TASK TO CARRY OUT -> Print each line of the listing once more, precisely as given.

*** DATASET EXCERPT

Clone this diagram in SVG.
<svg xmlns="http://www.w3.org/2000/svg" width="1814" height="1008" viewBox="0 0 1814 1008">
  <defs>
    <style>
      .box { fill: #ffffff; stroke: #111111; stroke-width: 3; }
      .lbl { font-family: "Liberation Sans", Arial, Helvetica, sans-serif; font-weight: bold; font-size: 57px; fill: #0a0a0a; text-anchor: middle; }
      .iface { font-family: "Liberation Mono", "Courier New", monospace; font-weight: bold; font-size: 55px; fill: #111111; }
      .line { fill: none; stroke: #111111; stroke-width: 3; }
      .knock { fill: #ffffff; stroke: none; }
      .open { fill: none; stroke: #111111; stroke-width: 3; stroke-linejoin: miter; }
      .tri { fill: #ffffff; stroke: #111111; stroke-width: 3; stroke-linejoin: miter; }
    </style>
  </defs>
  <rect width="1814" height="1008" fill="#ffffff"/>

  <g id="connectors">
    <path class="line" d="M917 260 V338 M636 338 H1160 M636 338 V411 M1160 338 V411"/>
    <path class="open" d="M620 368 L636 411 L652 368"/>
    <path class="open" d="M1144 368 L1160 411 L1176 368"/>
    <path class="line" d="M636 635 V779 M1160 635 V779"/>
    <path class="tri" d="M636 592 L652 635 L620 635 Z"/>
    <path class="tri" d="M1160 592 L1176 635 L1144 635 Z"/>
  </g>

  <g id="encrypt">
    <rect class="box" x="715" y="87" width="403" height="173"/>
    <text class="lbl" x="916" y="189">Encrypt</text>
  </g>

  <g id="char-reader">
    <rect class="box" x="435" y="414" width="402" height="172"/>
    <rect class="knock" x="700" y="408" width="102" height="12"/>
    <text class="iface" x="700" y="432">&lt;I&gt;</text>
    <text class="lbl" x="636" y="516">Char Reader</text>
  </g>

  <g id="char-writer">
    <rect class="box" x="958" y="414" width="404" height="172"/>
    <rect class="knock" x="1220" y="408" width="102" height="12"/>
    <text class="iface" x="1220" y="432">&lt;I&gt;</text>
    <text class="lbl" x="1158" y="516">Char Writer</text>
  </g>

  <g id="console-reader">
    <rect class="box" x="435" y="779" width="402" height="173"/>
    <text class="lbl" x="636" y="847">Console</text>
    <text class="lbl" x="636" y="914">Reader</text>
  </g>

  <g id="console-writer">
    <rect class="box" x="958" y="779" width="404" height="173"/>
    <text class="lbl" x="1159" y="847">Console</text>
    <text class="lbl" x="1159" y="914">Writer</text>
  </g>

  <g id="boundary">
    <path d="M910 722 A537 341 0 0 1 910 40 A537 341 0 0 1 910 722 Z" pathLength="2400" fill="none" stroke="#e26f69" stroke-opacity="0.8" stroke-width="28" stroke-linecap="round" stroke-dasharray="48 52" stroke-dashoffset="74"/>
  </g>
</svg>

******

RESULT BELOW ->
Clone this diagram in SVG.
<svg xmlns="http://www.w3.org/2000/svg" width="1814" height="1008" viewBox="0 0 1814 1008">
  <defs>
    <style>
      .box { fill: #ffffff; stroke: #111111; stroke-width: 3; }
      .lbl { font-family: "Liberation Sans", Arial, Helvetica, sans-serif; font-weight: bold; font-size: 57px; fill: #0a0a0a; text-anchor: middle; }
      .iface { font-family: "Liberation Mono", "Courier New", monospace; font-weight: bold; font-size: 55px; fill: #111111; }
      .line { fill: none; stroke: #111111; stroke-width: 3; }
      .knock { fill: #ffffff; stroke: none; }
      .open { fill: none; stroke: #111111; stroke-width: 3; stroke-linejoin: miter; }
      .tri { fill: #ffffff; stroke: #111111; stroke-width: 3; stroke-linejoin: miter; }
    </style>
  </defs>
  <rect width="1814" height="1008" fill="#ffffff"/>

  <g id="connectors">
    <path class="line" d="M917 260 V338 M636 338 H1160 M636 338 V411 M1160 338 V411"/>
    <path class="open" d="M620 368 L636 411 L652 368"/>
    <path class="open" d="M1144 368 L1160 411 L1176 368"/>
    <path class="line" d="M636 635 V779 M1160 635 V779"/>
    <path class="tri" d="M636 592 L652 635 L620 635 Z"/>
    <path class="tri" d="M1160 592 L1176 635 L1144 635 Z"/>
  </g>

  <g id="encrypt">
    <rect class="box" x="715" y="87" width="403" height="173"/>
    <text class="lbl" x="916" y="189">Encrypt</text>
  </g>

  <g id="char-reader">
    <rect class="box" x="435" y="414" width="402" height="172"/>
    <rect class="knock" x="700" y="408" width="102" height="12"/>
    <text class="iface" x="700" y="432">&lt;I&gt;</text>
    <text class="lbl" x="636" y="516">Char Reader</text>
  </g>

  <g id="char-writer">
    <rect class="box" x="958" y="414" width="404" height="172"/>
    <rect class="knock" x="1220" y="408" width="102" height="12"/>
    <text class="iface" x="1220" y="432">&lt;I&gt;</text>
    <text class="lbl" x="1158" y="516">Char Writer</text>
  </g>

  <g id="console-reader">
    <rect class="box" x="435" y="779" width="402" height="173"/>
    <text class="lbl" x="636" y="847">Console</text>
    <text class="lbl" x="636" y="914">Reader</text>
  </g>

  <g id="console-writer">
    <rect class="box" x="958" y="779" width="404" height="173"/>
    <text class="lbl" x="1159" y="847">Console</text>
    <text class="lbl" x="1159" y="914">Writer</text>
  </g>

  <g id="boundary">
    <path d="M910 722 A537 341 0 0 1 910 40 A537 341 0 0 1 910 722 Z" pathLength="2400" fill="none" stroke="#e26f69" stroke-opacity="0.8" stroke-width="28" stroke-linecap="round" stroke-dasharray="48 52" stroke-dashoffset="74"/>
  </g>
</svg>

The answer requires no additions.